The case for a Kubernetes-based, open source database strategy is clear from TCO, agility, and risk management perspectives. Yet proprietary DBaaS solutions remain attractive for their perceived simplicity and promise of offloaded management.
Before committing to a path that transfers significant architectural and financial control to a single vendor, perform one final round of due diligence. The following questions expose the long-term strategic implications of a DBaaS commitment. Direct them at potential vendors and, more importantly, at your leadership team.

1. What is my three-year database spend projection under my current contracts?
A three-year projection must account for non-linear scaling costs as the business grows, financial penalties for traffic spikes, and expensive markups on backups and multi-region deployments. A thorough projection will likely reveal that convenient entry-level DBaaS pricing balloons into a significant and unpredictable operational expense over time. This question forces a shift from month-to-month costs to long-term financial forecasting.
2. Can I exit my provider in under 90 days?
This is a direct test for vendor lock-in, as true cloud-native platforms enable portability rather than preventing it. The question covers technical feasibility, financial reality, and contractual terms. An honest answer accounts for data egress fees, the engineering effort required to re-platform applications for new database endpoints, and contractual obligations that may prevent swift exit. If the answer is no, the organization is a captive, not just a customer.

3. Do I have a compliance-ready multi-cloud strategy?
Multi-cloud strategies are now standard for most enterprises. A proprietary DBaaS from a single cloud provider is not, by definition, a multi-cloud solution. This question examines how the organization will maintain data consistency, enforce uniform security policies, and meet data residency regulations like GDPR across multiple cloud environments. A DBaaS-centric approach often creates a fragmented and inconsistent compliance posture, increasing risk and operational overhead. A Kubernetes-based platform provides a solution that runs on any cloud, enabling genuine compliance-ready multi-cloud architecture.
4. How do I ensure developers can move at speed without ops bottlenecks?
This links database strategy directly to developer velocity. DBaaS solutions with vendor-specific APIs, consoles, and deployment models often introduce processes that run parallel to existing CI/CD and GitOps workflows. This creates friction and forces developers to context-switch, slowing them down. Modern platforms should allow developers to provision and manage databases with the same tools and automation they use for stateless applications. This question challenges the assumption that DBaaS is inherently more agile and highlights the superior developer experience of truly integrated, self-service Kubernetes platforms.

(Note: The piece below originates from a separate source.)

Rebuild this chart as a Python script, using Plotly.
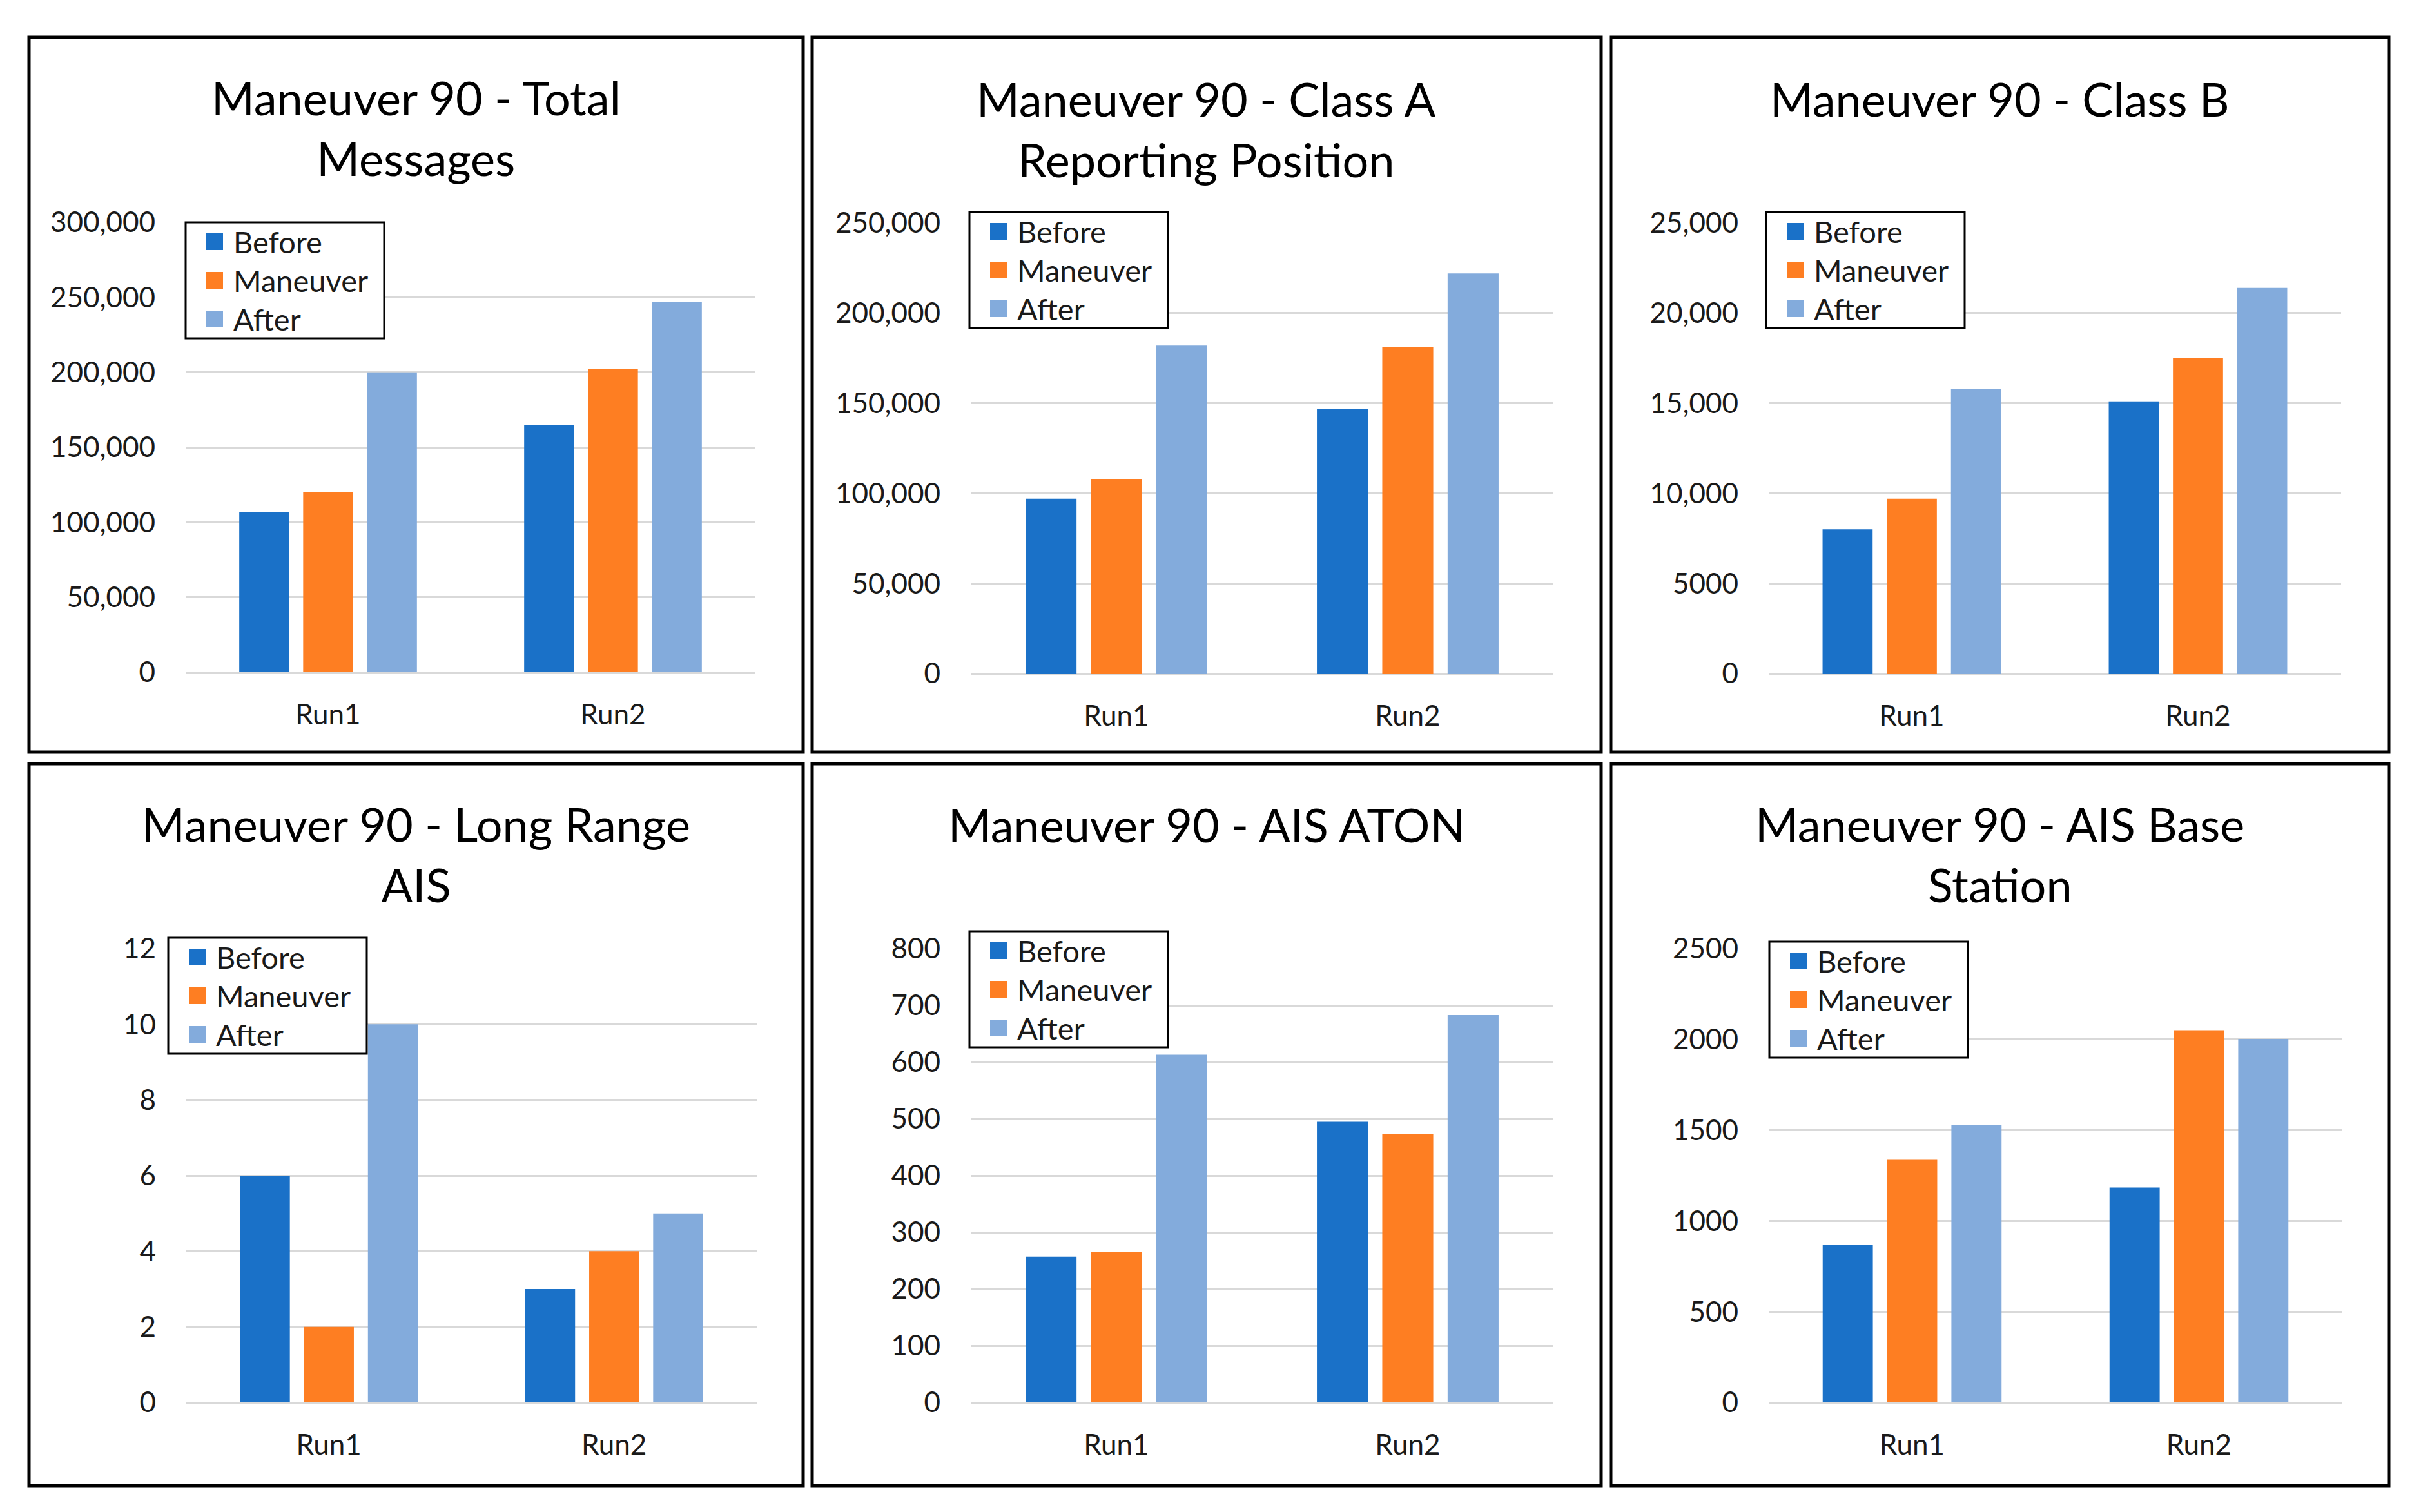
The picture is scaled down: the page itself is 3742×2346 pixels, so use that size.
import plotly.graph_objects as go

W, H = 3742, 2346

# ---------------- data ----------------
categories = ["Run1", "Run2"]
series_names = ["Before", "Maneuver", "After"]

total_before = [107000, 165000]
total_maneuver = [120000, 202000]
total_after = [200000, 247000]

classA_before = [97000, 147000]
classA_maneuver = [108000, 181000]
classA_after = [182000, 222000]

classB_before = [8000, 15100]
classB_maneuver = [9700, 17500]
classB_after = [15800, 21400]

longrange_before = [6, 3]
longrange_maneuver = [2, 4]
longrange_after = [10, 5]

aton_before = [257, 495]
aton_maneuver = [266, 473]
aton_after = [613, 683]

base_before = [870, 1184]
base_maneuver = [1337, 2051]
base_after = [1528, 2003]

total_tickvals = [0, 50000, 100000, 150000, 200000, 250000, 300000]
total_ticktext = ["0", "50,000", "100,000", "150,000", "200,000", "250,000", "300,000"]
classA_tickvals = [0, 50000, 100000, 150000, 200000, 250000]
classA_ticktext = ["0", "50,000", "100,000", "150,000", "200,000", "250,000"]
classB_tickvals = [0, 5000, 10000, 15000, 20000, 25000]
classB_ticktext = ["0", "5000", "10,000", "15,000", "20,000", "25,000"]
longrange_tickvals = [0, 2, 4, 6, 8, 10, 12]
longrange_ticktext = ["0", "2", "4", "6", "8", "10", "12"]
aton_tickvals = [0, 100, 200, 300, 400, 500, 600, 700, 800]
aton_ticktext = ["0", "100", "200", "300", "400", "500", "600", "700", "800"]
base_tickvals = [0, 500, 1000, 1500, 2000, 2500]
base_ticktext = ["0", "500", "1000", "1500", "2000", "2500"]

titles = [
    "Maneuver 90 - Total<br>Messages",
    "Maneuver 90 - Class A<br>Reporting Position",
    "Maneuver 90 - Class B",
    "Maneuver 90 - Long Range<br>AIS",
    "Maneuver 90 - AIS ATON",
    "Maneuver 90 - AIS Base<br>Station",
]

panels_data = [
    (total_before, total_maneuver, total_after, total_tickvals, total_ticktext),
    (classA_before, classA_maneuver, classA_after, classA_tickvals, classA_ticktext),
    (classB_before, classB_maneuver, classB_after, classB_tickvals, classB_ticktext),
    (longrange_before, longrange_maneuver, longrange_after, longrange_tickvals, longrange_ticktext),
    (aton_before, aton_maneuver, aton_after, aton_tickvals, aton_ticktext),
    (base_before, base_maneuver, base_after, base_tickvals, base_ticktext),
]

# ---------------- style / layout (pixel geometry) ----------------
colors = ["#1A71C8", "#FE7E22", "#83ABDC"]
FONT = "Lato"
TICK_SIZE = 44
LEGEND_SIZE = 47
TITLE_SIZE = 72
TEXT_COLOR = "#1a1a1a"

# panel frame boxes (x0, y0, x1, y1) in px
frames = [
    (45, 58, 1246, 1167), (1260, 58, 2484, 1167), (2499, 58, 3706, 1167),
    (45, 1185, 1246, 2305), (1260, 1185, 2484, 2305), (2499, 1185, 3706, 2305),
]
# plot areas (x0, x1, ytop, ybottom) in px
plots = [
    (288, 1172, 345, 1043), (1506, 2410, 346, 1045), (2744, 3632, 346, 1045),
    (289, 1174, 1472, 2176), (1506, 2410, 1472, 2176), (2744, 3634, 1472, 2176),
]
# legend box top-left in px, and box geometry
legend_pos = [(288, 345), (1504, 329), (2740, 329), (261, 1455), (1504, 1445), (2745, 1461)]
LEG_W, LEG_H = 308, 180
LEG_ROWS = [30, 90, 150]      # row centres from box top
LEG_MARK_X = 45               # marker centre from box left
LEG_MARK = 26                 # marker side
LEG_TEXT_X = 72               # text start from box left
# title centers (x, y) in px
title_pos = [(645, 198), (1872, 200), (3102, 153), (645, 1325), (1872, 1279), (3102, 1325)]


def px(x):
    return x / W


def py(y):
    return 1 - y / H


fig = go.Figure()
layout = dict(
    width=W, height=H,
    margin=dict(l=0, r=0, t=0, b=0, autoexpand=False),
    paper_bgcolor="white", plot_bgcolor="white",
    barmode="group", bargap=0.327, bargroupgap=0.22,
    font=dict(family=FONT, size=TICK_SIZE, color=TEXT_COLOR),
    showlegend=False,
    annotations=[], shapes=[],
)

for i, (b, m, a, tv, tt) in enumerate(panels_data):
    n = i + 1
    xa = "x" if n == 1 else f"x{n}"
    ya = "y" if n == 1 else f"y{n}"
    for name, vals, col in zip(series_names, [b, m, a], colors):
        fig.add_trace(go.Bar(x=categories, y=vals, name=name,
                             marker=dict(color=col, line=dict(width=0)),
                             xaxis=xa, yaxis=ya))
    x0, x1, yt, yb = plots[i]
    xkey = "xaxis" if n == 1 else f"xaxis{n}"
    ykey = "yaxis" if n == 1 else f"yaxis{n}"
    layout[xkey] = dict(domain=[px(x0), px(x1)], anchor=ya, type="category",
                        showgrid=False, zeroline=False, showline=False, ticks="",
                        ticklabelstandoff=36, fixedrange=True, automargin=False,
                        tickfont=dict(size=TICK_SIZE, family=FONT, color=TEXT_COLOR))
    layout[ykey] = dict(domain=[py(yb), py(yt)], anchor=xa, range=[0, tv[-1]],
                        tickvals=tv, ticktext=tt, showgrid=True, gridcolor="#D9D9D9", gridwidth=3,
                        zeroline=True, zerolinecolor="#D9D9D9", zerolinewidth=3, showline=False,
                        ticks="", ticklabelstandoff=46, fixedrange=True, automargin=False,
                        tickfont=dict(size=TICK_SIZE, family=FONT, color=TEXT_COLOR))

    # panel frame
    fx0, fy0, fx1, fy1 = frames[i]
    layout["shapes"].append(dict(type="rect", xref="paper", yref="paper",
                                 x0=px(fx0), x1=px(fx1), y0=py(fy1), y1=py(fy0),
                                 line=dict(color="black", width=5),
                                 fillcolor="rgba(0,0,0,0)", layer="above"))
    # title
    tx, ty = title_pos[i]
    layout["annotations"].append(dict(text=titles[i], xref="paper", yref="paper",
                                      x=px(tx), y=py(ty), xanchor="center", yanchor="middle",
                                      showarrow=False,
                                      font=dict(family=FONT, size=TITLE_SIZE, color="black")))
    # legend box
    lx, ly = legend_pos[i]
    layout["shapes"].append(dict(type="rect", xref="paper", yref="paper",
                                 x0=px(lx), x1=px(lx + LEG_W), y0=py(ly + LEG_H), y1=py(ly),
                                 line=dict(color="black", width=3), fillcolor="white",
                                 layer="above"))
    for name, col, row in zip(series_names, colors, LEG_ROWS):
        cy = ly + row
        cx = lx + LEG_MARK_X
        layout["shapes"].append(dict(type="rect", xref="paper", yref="paper",
                                     x0=px(cx - LEG_MARK / 2), x1=px(cx + LEG_MARK / 2),
                                     y0=py(cy + LEG_MARK / 2), y1=py(cy - LEG_MARK / 2),
                                     line=dict(width=0), fillcolor=col, layer="above"))
        layout["annotations"].append(dict(text=name, xref="paper", yref="paper",
                                          x=px(lx + LEG_TEXT_X), y=py(cy),
                                          xanchor="left", yanchor="middle", showarrow=False,
                                          font=dict(family=FONT, size=LEGEND_SIZE, color=TEXT_COLOR)))

fig.update_layout(**layout)
fig.write_html("out.html", post_script="document.body.style.margin='0';",
               config={"displayModeBar": False})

5. Am I confident in the long-term openness of my vendor’s database technology?
Many popular DBaaS offerings are built on technology that was once open source but is now controlled by a single for-profit entity, creating risk of sudden, business-disrupting changes to licensing, features, and pricing. The market has demonstrated that vendors can change terms in ways disadvantageous to customers. Committing to a proprietary database ecosystem means ceding control of your technology roadmap to vendor shareholders. Open source solutions on Kubernetes ensure that core technology remains free, transparent, and community-driven, insulating the organization from this vulnerability.
Taken together, these questions provide a litmus test for any database strategy. If the answers reveal a future of unpredictable costs, limited flexibility, and architectural constraints, it is a clear signal that the perceived convenience of DBaaS comes at too high a strategic price. It indicates a misalignment between the proposed solution and the core requirements of a modern, agile enterprise.